During the 1990s he worked for Adam Parfrey running the Feral House imprint, collaborating on titles such as Apocalypse Culture II, Sex and Rockets, and Cult Rapture. He is the translator of the book Barbarian Rites by Hans-Peter Hasenfratz, PhD (Inner Traditions, 2011), and has edited a number of academic books, articles, and essays for scholarly imprints.

He co-edited (with Larry Lytle) and introduced the monograph American Grotesque: The Life and Art of William Mortensen (Feral House, 2014), which presented the photographer’s work to a new generation of enthusiasts and continues to be the definitive volume on the artist. He is the editor of The Command to Look: A Master Photographer’s Method for Controlling the Human Gaze by William Mortensen and George Dunham (Feral House, 2014), to which he also contributed an essay “Infernal Impact: The Command to Look as a Formula for Satanic Success.”

He is co-editor of the journal TYR: Myth—Culture—Tradition, established in 2002. In the most recent volume he contributed a major essay on the work of film director Godfrey Reggio, “A Preview for the Eschaton: Koyaanisqatsi as a Documentary of the Technological Apocalypse.”

Stephen Romano (Moderator) – Stephen Romano is a collector, curator, and private art dealer in Brooklyn, NY. His Stephen Romano Gallery has collaborated with many cultural institutions, including the Metropolitan Museum of Art, Reina Sophia in Madrid, Gagosian Gallery in New York, the Dark Mofo Festival in Tasmania, Morbid Anatomy at Greenwood Cemetery, the American Folk Art Museum in New York, and the Buckland Museum of Witchcraft and Magick in Cleveland. Selections from his collection were included recently in the touring exhibition “Supernatural America” curated by Robert Cozzolino, and selections from his collection of photographs by William Mortensen are featured in the new Tashen book “WITCHCRAFT”.

Romano has published several catalogs and essays by some of the most engaging and provocative writers of our time, including the late Thomas McEvilley. Romano’s exhibitions have received widespread critical acclaim, his exhibitions and curation having been covered in the “New York Times” and many other publications. He is the primary representative for the art of Charles Dellschau, William Mortensen, Burt Shonberg, and the North American presentation of the art of Wolfgang Grasse and Darcilio Lima. (See www.romanoart.com) )

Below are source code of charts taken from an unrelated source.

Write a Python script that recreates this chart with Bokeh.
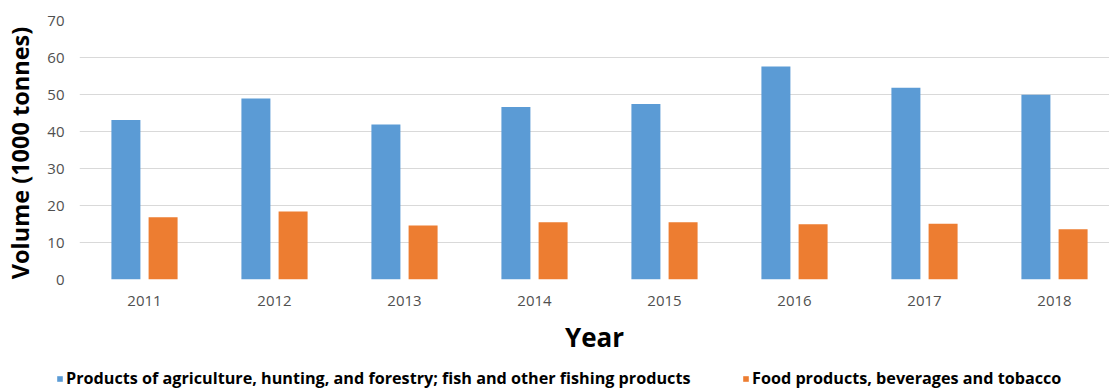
from bokeh.plotting import figure
from bokeh.models import ColumnDataSource, Range1d, FixedTicker, Legend, LegendItem
from bokeh.embed import file_html
from bokeh.resources import INLINE

years = ["2011", "2012", "2013", "2014", "2015", "2016", "2017", "2018"]
agri = [43.1, 48.9, 41.9, 46.6, 47.4, 57.6, 51.8, 49.9]
food = [16.8, 18.4, 14.6, 15.5, 15.5, 14.9, 15.1, 13.6]
agri_label = "Products of agriculture, hunting, and forestry; fish and other fishing products"
food_label = "Food products, beverages and tobacco"
y_ticks = [0, 10, 20, 30, 40, 50, 60, 70]

FONT = "Open Sans"
BLUE, ORANGE = "#5B9BD5", "#ED7D31"
W = 1109
H_MAIN, H_LEG = 363, 27
LEFT = 79
CAT_PX = 130.0

pos = [i + 0.5 for i in range(len(years))]
off = 0.143
bw = 0.223
src = ColumnDataSource(dict(
    xa=[p - off for p in pos], xf=[p + off for p in pos], agri=agri, food=food))

p = figure(width=W, height=H_MAIN, output_backend="svg", toolbar_location=None,
           x_range=Range1d(0, (W - LEFT) / CAT_PX), y_range=Range1d(0, 70),
           min_border_left=LEFT, min_border_right=0, min_border_top=20,
           min_border_bottom=H_MAIN - 279)
p.outline_line_color = None
p.background_fill_color = "white"
p.border_fill_color = "white"

p.vbar(x="xa", top="agri", width=bw, source=src, fill_color=BLUE, line_color=None)
p.vbar(x="xf", top="food", width=bw, source=src, fill_color=ORANGE, line_color=None)

p.xgrid.grid_line_color = None
p.ygrid.grid_line_color = "#D9D9D9"
p.ygrid.grid_line_width = 1
p.yaxis.ticker = FixedTicker(ticks=y_ticks)
p.xaxis.ticker = FixedTicker(ticks=pos)
p.xaxis.major_label_overrides = {pp: y for pp, y in zip(pos, years)}

for ax in (p.xaxis[0], p.yaxis[0]):
    ax.axis_line_color = None
    ax.major_tick_line_color = None
    ax.minor_tick_line_color = None
    ax.major_tick_out = 0
    ax.major_tick_in = 0
    ax.minor_tick_out = 0
    ax.major_label_text_font = FONT
    ax.major_label_text_font_size = "15px"
    ax.major_label_text_color = "#505050"
    ax.axis_label_text_font = FONT
    ax.axis_label_text_font_style = "bold"
    ax.axis_label_text_color = "#000000"

p.yaxis.axis_label = "Volume  (1000 tonnes)"
p.yaxis.axis_label_text_font_size = "23.5px"
p.yaxis.major_label_standoff = 15
p.yaxis.axis_label_standoff = 8
p.xaxis.axis_label = "Year"
p.xaxis.axis_label_text_font_size = "26px"
p.xaxis.major_label_standoff = 16
p.xaxis.axis_label_standoff = 10

# legend strip (separate root below the chart)
q = figure(width=W, height=H_LEG, output_backend="svg", toolbar_location=None,
           x_range=Range1d(0, 1), y_range=Range1d(0, 1),
           x_axis_location=None, y_axis_location=None,
           min_border_left=0, min_border_right=0, min_border_top=0, min_border_bottom=0)
q.outline_line_color = None
q.grid.visible = False
q.border_fill_color = "white"
q.background_fill_color = "white"
g1 = q.vbar(x=[5], top=[1], width=0.1, fill_color=BLUE, line_color=None)
g2 = q.vbar(x=[5], top=[1], width=0.1, fill_color=ORANGE, line_color=None)

leg_kw = dict(orientation="horizontal", padding=0, margin=0,
              glyph_width=7, glyph_height=7, label_standoff=3,
              label_text_font=FONT, label_text_font_style="bold",
              label_text_font_size="16.2px", label_text_color="#000000",
              label_height=16, border_line_color=None, background_fill_alpha=0)
l1 = Legend(items=[LegendItem(label=agri_label, renderers=[g1])], location=(56, 1), **leg_kw)
l2 = Legend(items=[LegendItem(label=food_label, renderers=[g2])], location=(742, 1), **leg_kw)
q.add_layout(l1, "center")
q.add_layout(l2, "center")

open("out.html", "w").write(file_html([p, q], INLINE))
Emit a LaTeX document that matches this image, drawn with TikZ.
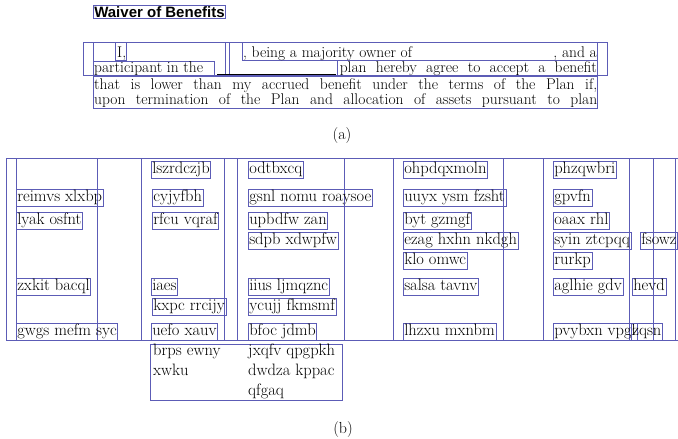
\documentclass[tikz,border=0pt]{standalone}
\usepackage{fontspec}
\newfontfamily\headfont{Liberation Sans}
\definecolor{boxblue}{RGB}{92,92,182}

\begin{document}
\begin{tikzpicture}[x=1pt,y=-1pt,
    frame/.style={draw=boxblue, line width=0.6pt},
    wbox/.style={frame, inner sep=1pt, anchor=north west,
      text height=11.5pt, text depth=3.5pt, font=\fontsize{16.5}{18}\selectfont},
    pline/.style={anchor=base west, inner sep=0pt, font=\fontsize{15.5}{16}\selectfont},
    lowtext/.style={anchor=base west, inner sep=0pt, font=\fontsize{16.5}{18}\selectfont},
    caption/.style={font=\fontsize{16}{18}\selectfont}]
    \useasboundingbox (0,0) rectangle (678,439);
    \clip (0,0) rectangle (678,439);

    % (a) Form text
    \node[frame, inner sep=1pt, anchor=north west,
      font=\headfont\bfseries\fontsize{15}{17}\selectfont] (title) at (93,5) {Waiver of Benefits};

    \draw[frame] (83,42) rectangle (607,75);
    \draw[frame] (93,42) rectangle (597,108);
    \draw[frame] (115,42) rectangle (126,60);
    \draw[frame] (225,42) rectangle (229,75);
    \draw[frame] (93,61) rectangle (214,75);
    \draw[frame] (242,42) rectangle (597,60);
    \draw[frame] (337,60) rectangle (597,75);
    \draw[frame] (93,76) -- (597,76);

    \node[pline] (line1a) at (117,57) {I,};
    \node[pline] (line1b) at (243,57) {, being a majority owner of};
    \node[pline, anchor=base east] (line1c) at (597,57) {, and a};
    \node[pline] (line2a) at (94,72) {participant in the};
    \node[pline, anchor=base east] (line2b) at (597,72) {\makebox[257pt][s]{plan hereby agree to accept a benefit}};
    \draw[line width=0.8pt] (217,74.5) -- (336,74.5);
    \node[pline] (line3) at (94,89) {\makebox[503pt][s]{that is lower than my accrued benefit under the terms of the Plan if,}};
    \node[pline] (line4) at (94,104) {\makebox[503pt][s]{upon termination of the Plan and allocation of assets pursuant to plan}};

    \node[caption] (capa) at (342,136) {(a)};

    % (b) Columns
    \draw[frame] (6,158) -- (678,158);
    \draw[frame] (6,340) -- (678,340);
    \foreach \x in {6,16,97,141,224,237,344,393,503,543,629,653,675}
        \draw[frame] (\x,158) -- (\x,340);

    % (b) Word boxes
    \node[wbox] (lszr) at (151,161) {lszrdczjb};
    \node[wbox] (odtb) at (248,161) {odtbxcq};
    \node[wbox] (ohpd) at (403,161) {ohpdqxmoln};
    \node[wbox] (phzq) at (553,161) {phzqwbri};

    \node[wbox] (reim) at (16,189) {reimvs xlxbp};
    \node[wbox] (cyjy) at (152,189) {cyjyfbh};
    \node[wbox] (gsnl) at (248,189) {gsnl nomu roaysoe};
    \node[wbox] (uuyx) at (403,189) {uuyx ysm fzsht};
    \node[wbox] (gpvf) at (553,189) {gpvfn};

    \node[wbox] (lyak) at (16,212) {lyak osfnt};
    \node[wbox] (rfcu) at (152,212) {rfcu vqraf};
    \node[wbox] (upbd) at (248,212) {upbdfw zan};
    \node[wbox] (bytg) at (403,212) {byt gzmgf};
    \node[wbox] (oaax) at (553,212) {oaax rhl};

    \node[wbox] (sdpb) at (248,232) {sdpb xdwpfw};
    \node[wbox] (ezag) at (403,232) {ezag hxhn nkdgh};
    \node[wbox] (syin) at (553,232) {syin ztcpqq};
    \node[wbox] (fsow) at (640,232) {fsowz};

    \node[wbox] (kloo) at (403,252) {klo omwc};
    \node[wbox] (rurk) at (553,252) {rurkp};

    \node[wbox] (zxki) at (16,278) {zxkit bacql};
    \node[wbox] (iaes) at (151,278) {iaes};
    \node[wbox] (iius) at (248,278) {iius ljmqznc};
    \node[wbox] (sals) at (403,278) {salsa tavnv};
    \node[wbox] (aglh) at (553,278) {aglhie gdv};
    \node[wbox] (hevd) at (632,278) {hevd};

    \node[wbox] (kxpc) at (152,298) {kxpc rrcijy};
    \node[wbox] (ycuj) at (248,298) {ycujj fkmsmf};

    \node[wbox] (gwgs) at (16,323) {gwgs mefm syc};
    \node[wbox] (uefo) at (151,323) {uefo xauv};
    \node[wbox] (bfoc) at (248,323) {bfoc jdmb};
    \node[wbox] (lhzx) at (403,323) {lhzxu mxnbm};
    \node[wbox] (pvyb) at (553,323) {pvybxn vpgl};
    \node[wbox] (zqsn) at (631,323) {zqsn};

    % (b) Lower block
    \draw[frame] (150,344) rectangle (342,400);
    \node[lowtext] (brps) at (153,355) {brps ewny};
    \node[lowtext] (xwku) at (153,375) {xwku};
    \node[lowtext] (jxqf) at (248,355) {jxqfv qpgpkh};
    \node[lowtext] (dwdz) at (248,375) {dwdza kppac};
    \node[lowtext] (qfga) at (248,395) {qfgaq};

    \node[caption] (capb) at (343,430) {(b)};
\end{tikzpicture}
\end{document}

Stephen began collecting and perpetuating the art of William Mortensen in 2014, and today has custodianship of a collection numbering over 500 original works. He has published two catalogs, curated several exhibitions including “American Grotesque”, an exhibition at his New York Gallery which coincided with the release of the book of the same name on the artist by Feral House Publishing.